All “vodka” really means anyhow is that a spirit has been refined to 95% alcohol before it has been cut for bottling.  So feel free to leave your impressions of what vodka is supposed to taste like at the door.

Given the rustic nature of the distillery, it is a bit surprising to see such polish on the product marketing.  The vodka is called Core, which is a nice play on words that addresses vodka distilling as well as the fruit at the spirit’s base.  The bottle design and labeling are clean and modern.  And they have a handsome website.

But at the same time, it’s really not a polished operation.  They make the vodka by the batch, which produces about 1,000 bottles at a time.  And each batch is different.  I would say very different, since some are made with single varietals of apples (which can change from batch to batch), and some are made with a blend of apples.  The only way to know this would be to go online and check out the distiller’s notebook.

We bought a bottle while we were there.  And it’s no small decision, because this stuff is not cheap.  Our batch came from Red Delicious apples, and I must say that this vodka might possibly be the best use for Red Delicious I have ever seen.  But now seeing the notebook, I am wondering if there might have been a bottle from batch number seven tucked away somewhere.

It is exactly this lack of polish that I find so damn appealing about the place.  The distillery is tucked around back of the farm stand.  It is really just one large room.  A couple of tanks.  The still.  A crap-load of bottles that are in the process of being filled by hand.  Plus since they are trying to keep costs low, if you return your empty bottle they will give you a free shot glass.

And it’s right here.  Right in our back yard.  Less than a 30 minute drive from Albany.

As it grows I would love to see the distillery get a pot still and start producing some serious brandies with more attention to which apples they use as opposed to just using what won’t sell.  They do have an applejack in the works, and I am very excited to get out again and taste it when it’s ready.  But given the quality of their product, and people’s increased focus on local products, it should only be a matter of time before they truly achieve their potential.

If you do go, maybe you let them know I sent you.  They don’t know me from a hole in the wall.  But befriending your local neighborhood distiller is always a good idea.

8 Comments leave one →
  1. June 1, 2009 10:21 am

    I keep meaning to stop there every time I drive by.

    Right now, I’m even more into the Tuthilltown folks though.
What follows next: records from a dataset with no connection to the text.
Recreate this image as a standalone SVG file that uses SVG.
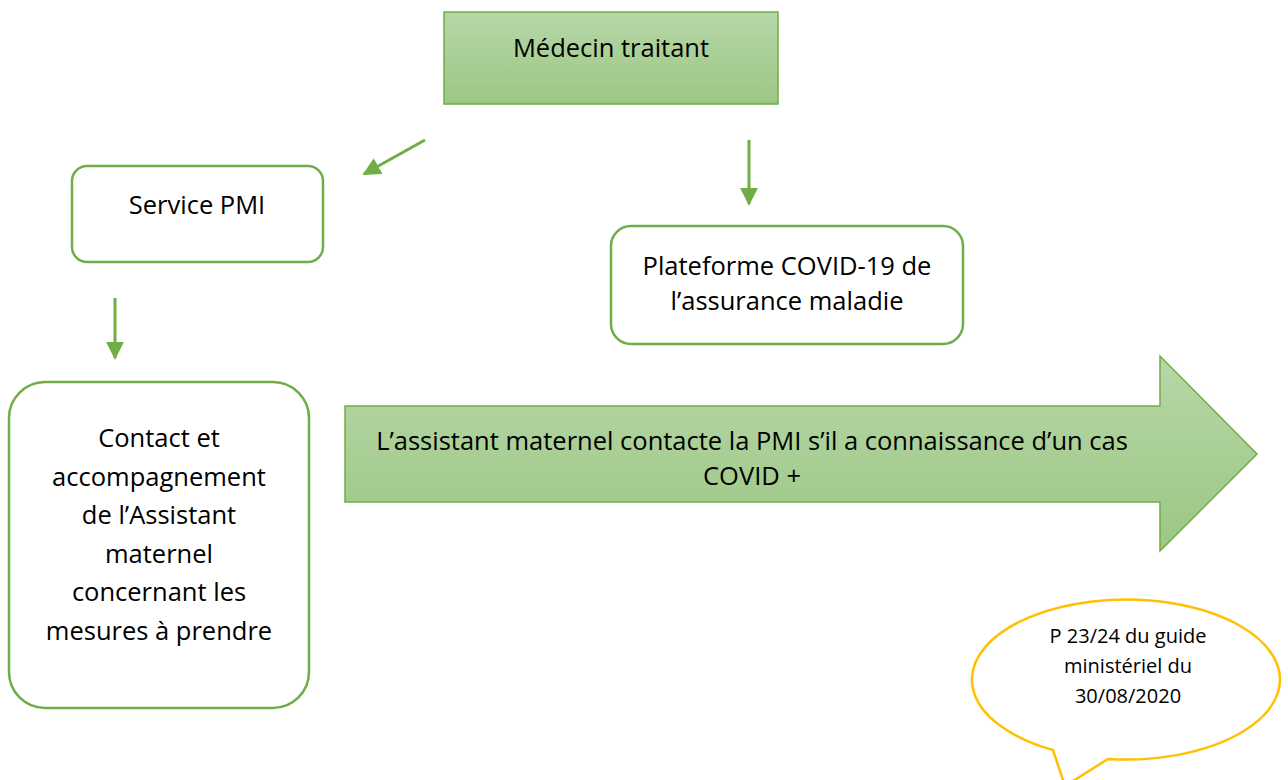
<svg xmlns="http://www.w3.org/2000/svg" width="1288" height="780" viewBox="0 0 1288 780">
<defs>
<linearGradient id="g" x1="0" y1="0" x2="0" y2="1">
<stop offset="0" stop-color="#b7d7a8"/>
<stop offset="1" stop-color="#9cc783"/>
</linearGradient>
<marker id="ah" viewBox="0 0 10 10" refX="9" refY="5" markerWidth="6" markerHeight="6" markerUnits="strokeWidth" orient="auto">
<path d="M0,0 L10,5 L0,10 z" fill="#70ad47"/>
</marker>
<style>
.t{font-family:"Open Sans","Liberation Sans",sans-serif;fill:#000;text-anchor:middle;font-size:25.5px}
.s{font-size:20px}
.box{fill:#fff;stroke:#70ad47;stroke-width:2.5}
.gbox{fill:url(#g);stroke:#70ad47;stroke-width:1.5}
.c{stroke:#70ad47;stroke-width:3;fill:none;marker-end:url(#ah)}
</style>
</defs>
<rect width="1288" height="780" fill="#fff"/>
<g id="medecin">
<rect class="gbox" x="444" y="12" width="334" height="92"/>
<text class="t" x="611" y="57">Médecin traitant</text>
</g>
<g id="pmi">
<rect class="box" x="72" y="166" width="251" height="96" rx="15"/>
<text class="t" x="197" y="214">Service PMI</text>
</g>
<g id="plateforme">
<rect class="box" x="611" y="226" width="352" height="118" rx="20"/>
<text class="t" x="787" y="275">Plateforme COVID-19 de</text>
<text class="t" x="787" y="310">l’assurance maladie</text>
</g>
<g id="contact">
<rect class="box" x="9" y="382" width="300" height="326" rx="36"/>
<text class="t" x="159" y="447">Contact et</text>
<text class="t" x="159" y="486">accompagnement</text>
<text class="t" x="159" y="524">de l’Assistant</text>
<text class="t" x="159" y="563">maternel</text>
<text class="t" x="159" y="601">concernant les</text>
<text class="t" x="159" y="640">mesures à prendre</text>
</g>
<g id="bigarrow">
<path d="M345,406 H1160 V356 L1257,454 L1160,551 V502 H345 Z" fill="url(#g)" stroke="#70ad47" stroke-width="1.5"/>
<text class="t" x="752" y="450">L’assistant maternel contacte la PMI s’il a connaissance d’un cas</text>
<text class="t" x="752" y="485">COVID +</text>
</g>
<g id="callout">
<path d="M1053,750 A154,80 0 1 1 1108,759 L1065,786 Z" fill="#fff" stroke="#ffc000" stroke-width="2.5" stroke-linejoin="miter"/>
<text class="t s" x="1128" y="643">P 23/24 du guide</text>
<text class="t s" x="1128" y="673">ministériel du</text>
<text class="t s" x="1128" y="703">30/08/2020</text>
</g>
<g id="connectors">
<line class="c" x1="425" y1="140" x2="364" y2="174"/>
<line class="c" x1="749" y1="140" x2="749" y2="204"/>
<line class="c" x1="115" y1="298" x2="115" y2="358"/>
</g>
</svg>
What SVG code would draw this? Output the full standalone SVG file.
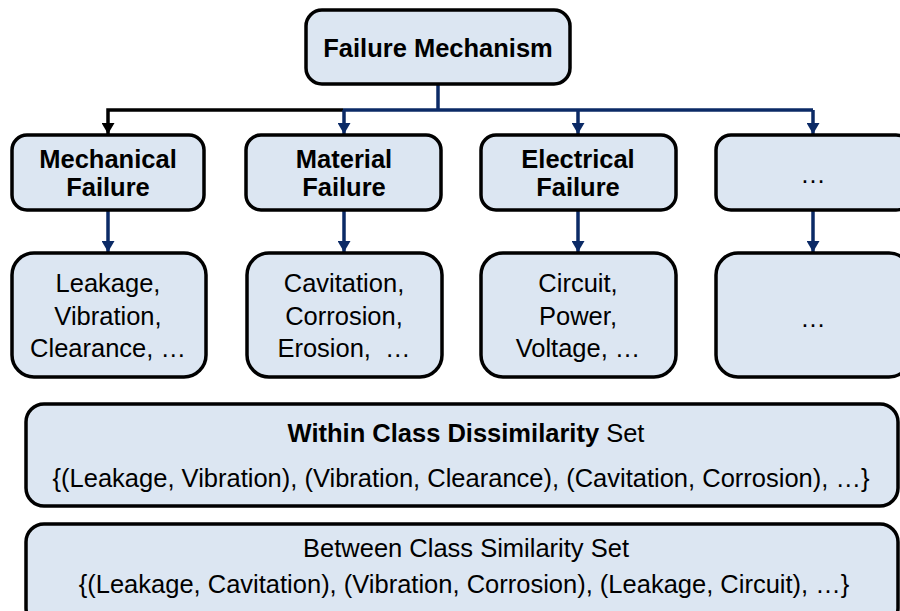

Check ’em out: http://www.tuthilltown.com/

    They just did a tasting at Capital Wine and Spirits, and are working on a possible move to the Hudson area soon.

  2. JMc permalink
    June 3, 2009 2:14 pm

    If you can’t make it to Golden Harvest any time soon, but still want to taste the vodka, Capital Wine has this too.

  3. June 3, 2009 5:58 pm

    I totally salute Capital Wine and Spirits for carrying this local product. And I am sure they will gladly sell you a bottle.

    It is unlikely they will let you taste it and decide if you care to buy a bottle. Also, Golden Harvest just isn’t that far away. Just go. If it feels too far, stop off an Five Guys Famous Burgers & Fries off exit 9 on the way out.

  4. June 4, 2009 2:54 pm

    Thanks everyone for spreading the word. Indeed at Capital Wine, we carry the Core Vodka from Harvest Spirits. I would also like to note that we also carry LiV vodka, which is made on Long Island, from potatoes, as well as delicious P3 vodka from Lake Placid Spirits. We do occasionally have tastings on these products, so if you come in, just ask! Thanks again, Capital Wine.

  5. Mirdreams permalink
    December 2, 2009 2:17 pm

    Loudenville Wine and Liquor also has it (I bought my bottle there).

  6. Mr. Sunshine permalink
    February 15, 2010 6:16 pm

    What a revelation. I just had a shot of it, and yes you can taste apple. Better than “vodka”!

  7. February 16, 2010 11:36 am

    I just found the Core vodka at Uncorked in Glens Falls when I went to pick up my order of Tito’s vodka (made from corn- clean and mildly sweet tasting- I love it)

    I didn’t pick it up as I was already there to purchase vodka and sparkling wine but I did see that they also have the Core apple and pear brandies which I am curious about but did not have the funds to purchase at the time. Have you tried them?

  8. Annie B permalink
    July 6, 2010 8:32 am

    Always a delight to be shepherded through the process by someone passionate about what they do. The Profussor and the distillers, who welcomed us in despite being closed, are cut from the same cloth. Their love and dedication are at the Core.

    As for the pear brandy, … wow! Reminds us of our favorite pear Sorbet at Christina’s in Cambridge, MA. The taste of pear is so vivid and round that we swear we feel the pear’s texture. We shared a glass last night savoring each sip and found that (unlike several bottles from other winery tours), this was as good or better than we experienced it in the tasting room.

    Happy to hear that we will be able to find it in NYC. A big thanks to the Profussor for bringing us to the vodka farm, and to Derek for inviting us in.